AuthOr: Lower Cost Authenticity-Oriented Garbling for Arbitrary Boolean Circuits
Osman Biçer, Ali Ajorian
TL;DR
AuthOr tackles the cost of authenticity-oriented garbling for arbitrary Boolean circuits by combining information-theoretic garbling with enhanced half-gates in a two-phase forward-backward framework. The scheme exploits FreeXOR compatibility and strategically assigns gates to forward HG/FreeXOR or backward ITAND/ITXOR garbling, achieving significant reductions in garbled-circuit size while preserving verification and security guarantees under CCR. Theoretical results show authenticity and verifiability hold, built on the security of prior HG and IT garblings, and practical experiments demonstrate substantial GC-size savings (up to around 98% in some circuits) with competitive computation costs. Overall, AuthOr delivers a bandwidth-efficient authenticity-oriented garbling approach with strong practical potential for verifiable outsourced computation and ZKP integrations. The work also provides a detailed implementation and empirical evaluation across circuit families, highlighting the dependence of gains on circuit structure and gate connectivity.
Abstract
Authenticity-oriented (previously named as \emph{privacy-free}) garbling schemes of Frederiksen et al. Eurocrypt '15 are designed to satisfy only the authenticity criterion of Bellare et al. ACM CCS '12, and to be more efficient compared to full-fledged garbling schemes.
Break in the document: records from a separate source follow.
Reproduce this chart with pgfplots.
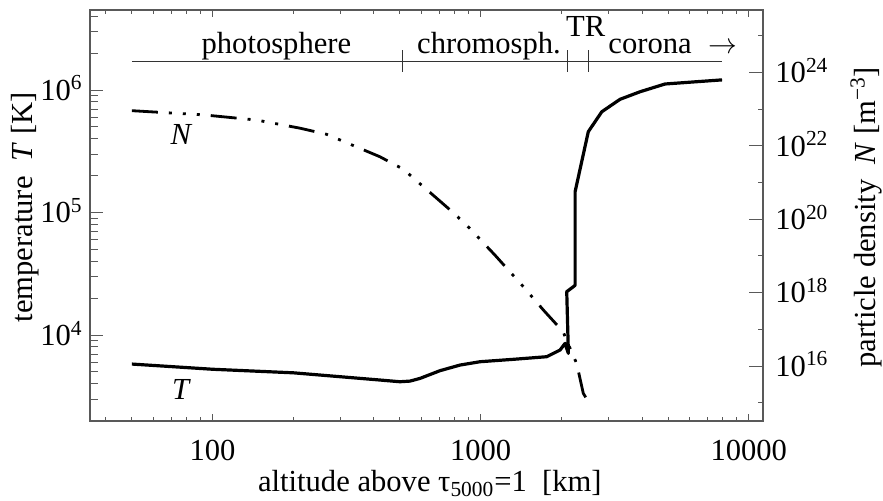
\documentclass[border=0pt]{standalone}
\usepackage{fontspec}
\setmainfont{Liberation Serif}
\usepackage{pgfplots}
\usepackage{pgfplotstable}
\pgfplotsset{compat=1.18}

% temperature profile (km, K)
\pgfplotstableread{
x T
50 5800
100 5260
200 4920
300 4570
421 4296
500 4160
545 4210
594 4430
705 5120
837 5690
994 6060
1324 6340
1763 6660
1977 7550
2064 8550
2124 7090
2094 22600
2215 24800
2250 25500
2250 148000
2520 457000
2830 665000
3310 840000
3930 968000
4870 1.12e6
7950 1.21e6
}\tempdata

% particle density (km, m^-3)
\pgfplotstableread{
x N
50 9.0e22
93 6.9e22
146 5.0e22
212 3.0e22
266 2.05e22
421 5.0e21
514 2.3e21
768 1.8e20
886 6.9e19
1130 1.05e19
1442 1.45e18
1713 3.35e17
2033 8.5e16
2064 6.3e16
2280 1.17e16
2414 1.8e15
2520 1.07e15
}\densdata

\definecolor{axisgray}{gray}{0.35}

\begin{document}
\fontsize{15.3}{18.4}\selectfont
\begin{tikzpicture}
% box and x axis
\begin{axis}[
  at={(0,0)}, anchor=south west,
  scale only axis, width=336.5pt, height=205.5pt,
  xmode=log, ymode=log,
  xmin=34.9, xmax=11300, ymin=1990, ymax=4.5e6,
  axis line style={axisgray, line width=0.6pt},
  tick style={axisgray, line width=0.5pt},
  tick align=inside, clip=false,
  ytick=\empty,
  xtick={100,1000,10000}, xticklabels={100,1000,10000},
  minor xtick={40,50,60,70,80,90,200,300,400,500,600,700,800,900,2000,3000,4000,5000,6000,7000,8000,9000},
  xtick pos=both,
  major tick length=3.75pt, minor tick length=2pt,
  xticklabel style={anchor=base, yshift=-20pt},
  xlabel={altitude above τ\textsubscript{5000}=1\ \ [km]},
  xlabel style={at={(axis description cs:0.505,0)}, anchor=base, yshift=-35.5pt},
]
\end{axis}

% temperature axis (left)
\begin{axis}[
  at={(0,0)}, anchor=south west,
  scale only axis, width=336.5pt, height=205.5pt,
  xmode=log, ymode=log,
  xmin=34.9, xmax=11300, ymin=1990, ymax=4.5e6,
  axis x line=none, axis y line*=left,
  axis line style={axisgray, line width=0.6pt, -},
  tick style={axisgray, line width=0.5pt},
  tick align=inside, clip=false,
  xtick=\empty,
  ytick={1e4,1e5,1e6},
  yticklabels={10\textsuperscript{4},10\textsuperscript{5},10\textsuperscript{6}},
  minor ytick={2000,3000,4000,5000,6000,7000,8000,9000,
    20000,30000,40000,50000,60000,70000,80000,90000,
    2e5,3e5,4e5,5e5,6e5,7e5,8e5,9e5,2e6,3e6,4e6},
  major tick length=6.5pt, minor tick length=3.85pt,
  yticklabel style={anchor=base east, yshift=-5.2pt, xshift=1.6pt},
  ylabel={temperature\ \ \textit{T} [K]},
  ylabel style={at={(axis description cs:-0.0847,0.52)}, anchor=base},
]
\addplot[black, line width=1.6pt, line join=round] table[x=x,y=T]{\tempdata};

\draw[black!80, line width=0.5pt] (axis cs:50,1.714e6) -- (axis cs:7950,1.714e6);
\draw[black!80, line width=0.5pt] (axis cs:510,2.12e6) -- (axis cs:510,1.40e6);
\draw[black!80, line width=0.5pt] (axis cs:2100,2.12e6) -- (axis cs:2100,1.40e6);
\draw[black!80, line width=0.5pt] (axis cs:2530,2.12e6) -- (axis cs:2530,1.40e6);

\node[anchor=base] at (axis cs:173,1.994e6) {photosphere};
\node[anchor=base] at (axis cs:1074,1.994e6) {chromosph.};
\node[anchor=base] at (axis cs:2466,2.72e6) {TR};
\node[anchor=base] at (axis cs:4285,1.994e6) {corona};
\node[anchor=base] at (axis cs:8035,1.994e6) {$\rightarrow$};
\node at (axis cs:76.6,4.3e5) {\textit{N}};
\node at (axis cs:76.6,3620) {\textit{T}};
\end{axis}

% density axis (right)
\begin{axis}[
  at={(0,0)}, anchor=south west,
  scale only axis, width=336.5pt, height=205.5pt,
  xmode=log, ymode=log,
  xmin=34.9, xmax=11300, ymin=3.18e14, ymax=4.98e25,
  axis x line=none, axis y line*=right,
  axis line style={axisgray, line width=0.6pt, -},
  tick style={axisgray, line width=0.5pt},
  tick align=inside, clip=false,
  xtick=\empty,
  ytick={1e16,1e18,1e20,1e22,1e24},
  yticklabels={10\textsuperscript{16},10\textsuperscript{18},10\textsuperscript{20},10\textsuperscript{22},10\textsuperscript{24}},
  minor ytick={1e15,1e17,1e19,1e21,1e23,1e25},
  major tick length=7pt, minor tick length=2.5pt,
  yticklabel style={anchor=base west, yshift=-5.2pt, xshift=0.9pt},
  ylabel={particle density\ \ \textit{N} [m\textsuperscript{−3}]},
  ylabel style={at={(axis description cs:1.1664,0.496)}, anchor=base},
]
\addplot[black, line width=1.4pt,
  dash pattern=on 13pt off 5.5pt on 1.5pt off 5.5pt on 1.5pt off 5.5pt on 1.5pt off 5.5pt]
  table[x=x,y=N]{\densdata};
\end{axis}

\pgfresetboundingbox
\path[use as bounding box] (-45pt,-40pt) rectangle (396.5pt,210.5pt);
\end{tikzpicture}
\end{document}
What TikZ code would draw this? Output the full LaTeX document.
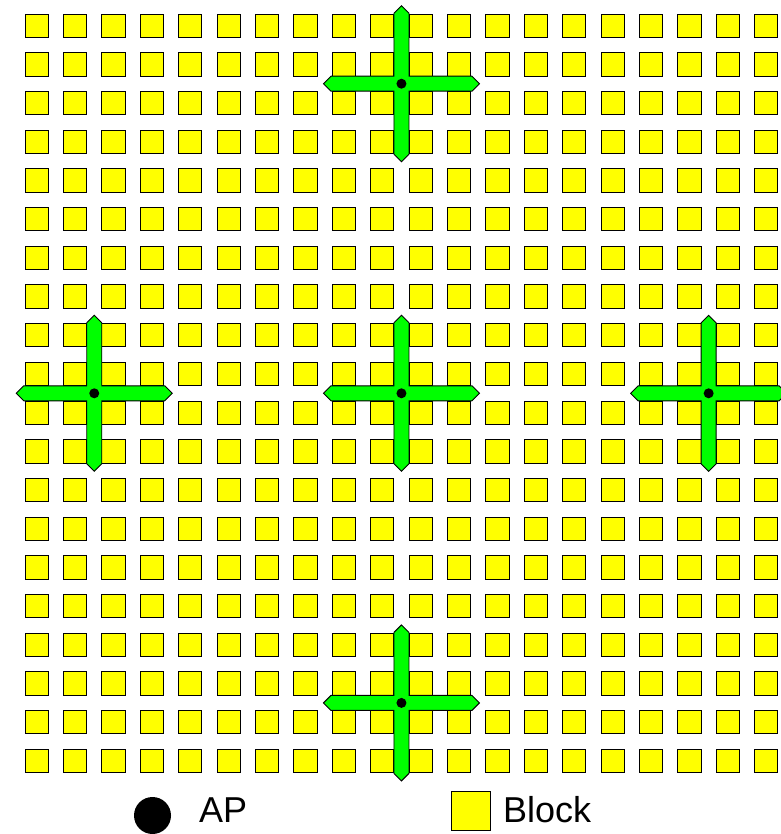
\documentclass[tikz,border=0pt]{standalone}
\usepackage{fontspec}
\setmainfont{Liberation Sans}
\definecolor{blockyellow}{RGB}{255,255,0}
\definecolor{crossgreen}{RGB}{0,255,0}
\begin{document}
\begin{tikzpicture}[x=1pt,y=-1pt,
  blockstyle/.style={draw=black, fill=blockyellow, line width=0.9pt},
  crossstyle/.style={draw=black, fill=crossgreen, line width=0.9pt, line join=miter},
  apdot/.style={circle, fill=black, inner sep=0pt, minimum size=10pt},
  legendtext/.style={anchor=base west, inner sep=0pt, font=\fontsize{36}{40}\selectfont}]
\useasboundingbox (0,0) rectangle (780,834);
% grid of blocks
\foreach \i in {0,...,19} {
  \foreach \j in {0,...,19} {
    \draw[blockstyle] ({25+38.4*\i},{14+38.7*\j}) rectangle ++(23.3,23.3);
  }
}
% access points with their crosses
\foreach \n/\c/\r in {a/9/1, b/1/9, c/9/9, d/17/9, e/9/17} {
  \begin{scope}[shift={({55.85+38.4*\c},{45+38.7*\r})}]
    \draw[crossstyle] (78,0) -- (70.5,7.5) -- (7.5,7.5) -- (7.5,70.5) -- (0,78)
      -- (-7.5,70.5) -- (-7.5,7.5) -- (-70.5,7.5) -- (-78,0) -- (-70.5,-7.5)
      -- (-7.5,-7.5) -- (-7.5,-70.5) -- (0,-78) -- (7.5,-70.5) -- (7.5,-7.5)
      -- (70.5,-7.5) -- cycle;
    \node[apdot] (ap\n) at (0,0) {};
  \end{scope}
}
% legend
\node[circle, fill=black, inner sep=0pt, minimum size=37pt] (legap) at (152.5,815.5) {};
\node[legendtext] (legaptext) at (199,822.7) {AP};
\node[blockstyle, anchor=north west, inner sep=0pt, minimum width=38.5pt, minimum height=39pt] (legblock) at (451,791) {};
\node[legendtext] (legblocktext) at (503,822.7) {Block};
\end{tikzpicture}
\end{document}
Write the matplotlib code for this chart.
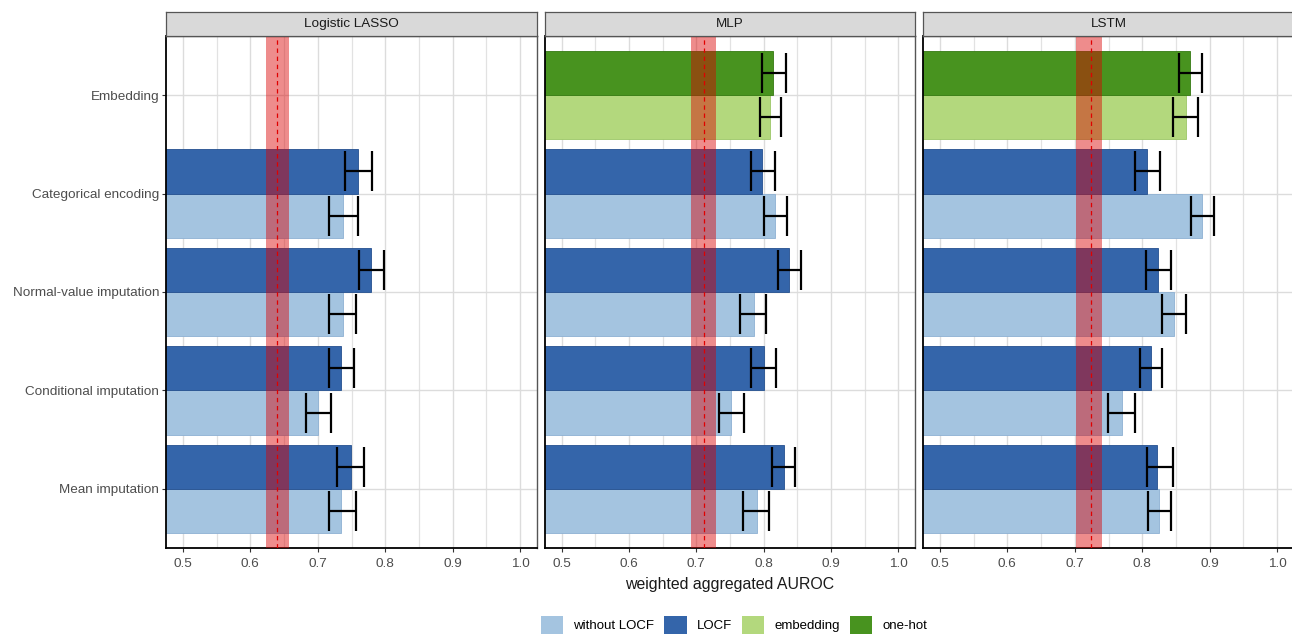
import numpy as np
import matplotlib
matplotlib.use("Agg")
import matplotlib.pyplot as plt
from matplotlib.patches import Patch

plt.rcParams['font.family'] = ['Liberation Sans', 'DejaVu Sans']

# ---------------- data ----------------
categories = ["Mean imputation", "Conditional imputation", "Normal-value imputation",
              "Categorical encoding", "Embedding"]          # bottom -> top
models = ["Logistic LASSO", "MLP", "LSTM"]
nan = np.nan

# light series: "without LOCF" (embedding row: "embedding")
# dark series:  "LOCF"         (embedding row: "one-hot")
lasso_light    = [0.735, 0.701, 0.737, 0.738, nan]
lasso_light_lo = [0.717, 0.682, 0.717, 0.717, nan]
lasso_light_hi = [0.757, 0.720, 0.757, 0.760, nan]
lasso_dark     = [0.749, 0.735, 0.779, 0.760, nan]
lasso_dark_lo  = [0.728, 0.717, 0.761, 0.741, nan]
lasso_dark_hi  = [0.769, 0.753, 0.798, 0.780, nan]

mlp_light    = [0.790, 0.751, 0.786, 0.817, 0.810]
mlp_light_lo = [0.770, 0.734, 0.765, 0.800, 0.794]
mlp_light_hi = [0.808, 0.771, 0.804, 0.835, 0.826]
mlp_dark     = [0.830, 0.801, 0.838, 0.798, 0.814]
mlp_dark_lo  = [0.812, 0.781, 0.821, 0.781, 0.797]
mlp_dark_hi  = [0.846, 0.818, 0.855, 0.817, 0.833]

lstm_light    = [0.825, 0.770, 0.847, 0.889, 0.865]
lstm_light_lo = [0.808, 0.749, 0.829, 0.872, 0.846]
lstm_light_hi = [0.843, 0.790, 0.865, 0.906, 0.883]
lstm_dark     = [0.822, 0.813, 0.824, 0.807, 0.871]
lstm_dark_lo  = [0.807, 0.796, 0.805, 0.790, 0.854]
lstm_dark_hi  = [0.846, 0.830, 0.842, 0.827, 0.889]

# baseline band (mean and interval) per model
baseline_mean = [0.639, 0.711, 0.724]
baseline_lo   = [0.623, 0.692, 0.702]
baseline_hi   = [0.657, 0.729, 0.740]

legend_labels = ["without LOCF", "LOCF", "embedding", "one-hot"]
xticks = [0.5, 0.6, 0.7, 0.8, 0.9, 1.0]
xtick_labels = ["0.5", "0.6", "0.7", "0.8", "0.9", "1.0"]

# ---------------- styles ----------------
c_light_blue = "#A4C4E0"
c_dark_blue = "#3465AA"
c_light_green = "#B3D87D"
c_dark_green = "#48931F"
e_light_blue = "#8DB0D3"
e_dark_blue = "#24508F"
e_light_green = "#9CC667"
e_dark_green = "#357A12"
band_color = (0.86, 0.0, 0.0)

series = {
    "Logistic LASSO": (lasso_light, lasso_light_lo, lasso_light_hi, lasso_dark, lasso_dark_lo, lasso_dark_hi),
    "MLP": (mlp_light, mlp_light_lo, mlp_light_hi, mlp_dark, mlp_dark_lo, mlp_dark_hi),
    "LSTM": (lstm_light, lstm_light_lo, lstm_light_hi, lstm_dark, lstm_dark_lo, lstm_dark_hi),
}

W, H = 1292, 637
fig = plt.figure(figsize=(W / 100, H / 100), dpi=100)

panel_px = [(166, 371), (545, 370), (923, 371)]
top_px, bot_px, strip_top_px = 36, 548, 12

ypos = np.arange(1, len(categories) + 1)
bh = 0.45
emb_idx = categories.index("Embedding")

for mi, model in enumerate(models):
    x0, w = panel_px[mi]
    ax = fig.add_axes([x0 / W, (H - bot_px) / H, w / W, (bot_px - top_px) / H])
    light, llo, lhi, dark, dlo, dhi = [np.array(a, dtype=float) for a in series[model]]

    lc = [c_light_green if i == emb_idx else c_light_blue for i in range(len(categories))]
    dc = [c_dark_green if i == emb_idx else c_dark_blue for i in range(len(categories))]
    le = [e_light_green if i == emb_idx else e_light_blue for i in range(len(categories))]
    de = [e_dark_green if i == emb_idx else e_dark_blue for i in range(len(categories))]

    ok = ~np.isnan(light)
    ax.barh(ypos[ok] - bh / 2, light[ok], height=bh, color=np.array(lc)[ok],
            edgecolor=np.array(le)[ok], linewidth=0.6, zorder=2)
    ax.barh(ypos[ok] + bh / 2, dark[ok], height=bh, color=np.array(dc)[ok],
            edgecolor=np.array(de)[ok], linewidth=0.6, zorder=2)

    ax.errorbar(light[ok], ypos[ok] - bh / 2,
                xerr=[light[ok] - llo[ok], lhi[ok] - light[ok]],
                fmt='none', ecolor='black', elinewidth=1.6, capsize=14.5, capthick=1.6, zorder=3)
    ax.errorbar(dark[ok], ypos[ok] + bh / 2,
                xerr=[dark[ok] - dlo[ok], dhi[ok] - dark[ok]],
                fmt='none', ecolor='black', elinewidth=1.6, capsize=14.5, capthick=1.6, zorder=3)

    ax.axvspan(baseline_lo[mi], baseline_hi[mi], color=band_color, alpha=0.45, lw=0, zorder=4)
    ax.axvline(baseline_mean[mi], color="#E00000", lw=0.9, ls=(0, (3.5, 3)), zorder=5)

    ax.set_xlim(0.475, 1.025)
    ax.set_ylim(0.4, len(categories) + 0.6)
    ax.set_xticks(xticks)
    ax.set_xticklabels(xtick_labels)
    ax.set_xticks(np.arange(0.55, 1.0, 0.1), minor=True)
    ax.grid(True, which='major', color="#DCDCDC", lw=1.0, zorder=0)
    ax.grid(True, which='minor', axis='x', color="#E2E2E2", lw=0.9, zorder=0)
    ax.set_axisbelow(True)
    ax.set_yticks(ypos)
    ax.tick_params(axis='x', which='minor', length=0)
    ax.tick_params(axis='x', which='major', length=3, width=0.8, color="#333333",
                   labelsize=9.7, labelcolor="#4D4D4D", pad=4)
    if mi == 0:
        ax.set_yticklabels(categories)
        ax.tick_params(axis='y', length=3, width=0.8, color="#333333",
                       labelsize=9.7, labelcolor="#4D4D4D", pad=2)
    else:
        ax.set_yticklabels([])
        ax.tick_params(axis='y', length=0)
    for s in ['left', 'bottom']:
        ax.spines[s].set_color("black")
        ax.spines[s].set_linewidth(1.3)
    for s in ['top', 'right']:
        ax.spines[s].set_color("#555555")
        ax.spines[s].set_linewidth(1.0)

    if mi == 1:
        ax.set_xlabel("weighted aggregated AUROC", fontsize=11.4, color="#1A1A1A", labelpad=5)

    # facet strip
    sax = fig.add_axes([x0 / W, (H - top_px) / H, w / W, (top_px - strip_top_px) / H])
    sax.set_facecolor("#D9D9D9")
    sax.set_xticks([])
    sax.set_yticks([])
    for s in sax.spines.values():
        s.set_color("#555555")
        s.set_linewidth(0.9)
    sax.text(0.5, 0.5, model, ha='center', va='center', fontsize=9.7,
             color="#1A1A1A", transform=sax.transAxes)

handles = [Patch(facecolor=c, edgecolor='none') for c in
           [c_light_blue, c_dark_blue, c_light_green, c_dark_green]]
fig.legend(handles, legend_labels, loc='center', bbox_to_anchor=(734 / W, 1 - 625 / H),
           ncol=4, frameon=False, fontsize=9.5, handlelength=1.67, handleheight=1.67,
           handletextpad=0.75, columnspacing=0.8, borderaxespad=0, borderpad=0)

fig.savefig("out.png", dpi=100, facecolor="white")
In this work, we improve the state-of-the-art authenticity-oriented version of half gates (HG) garbling of Zahur et al. Crypto '15 by allowing it to be bandwidth-free if any of the input wires of an AND gate is freely settable by the garbler. Our full solution AuthOr then successfully combines the ideas from information-theoretical garbling of Kondi and Patra Crypto '17 and the HG garbling-based scheme that we obtained. AuthOr has a lower communication cost (i.e. garbled circuit or GC size) than HG garbling without any further security assumption. Theoretically, AuthOr's GC size reduction over HG garbling lies in the range between 0 to 100%, and the exact improvement depends on the circuit structure. We have implemented our scheme and conducted tests on various circuits that were constructed by independent researchers. Our experimental results show that in practice, the GC size gain may be up to roughly 98%.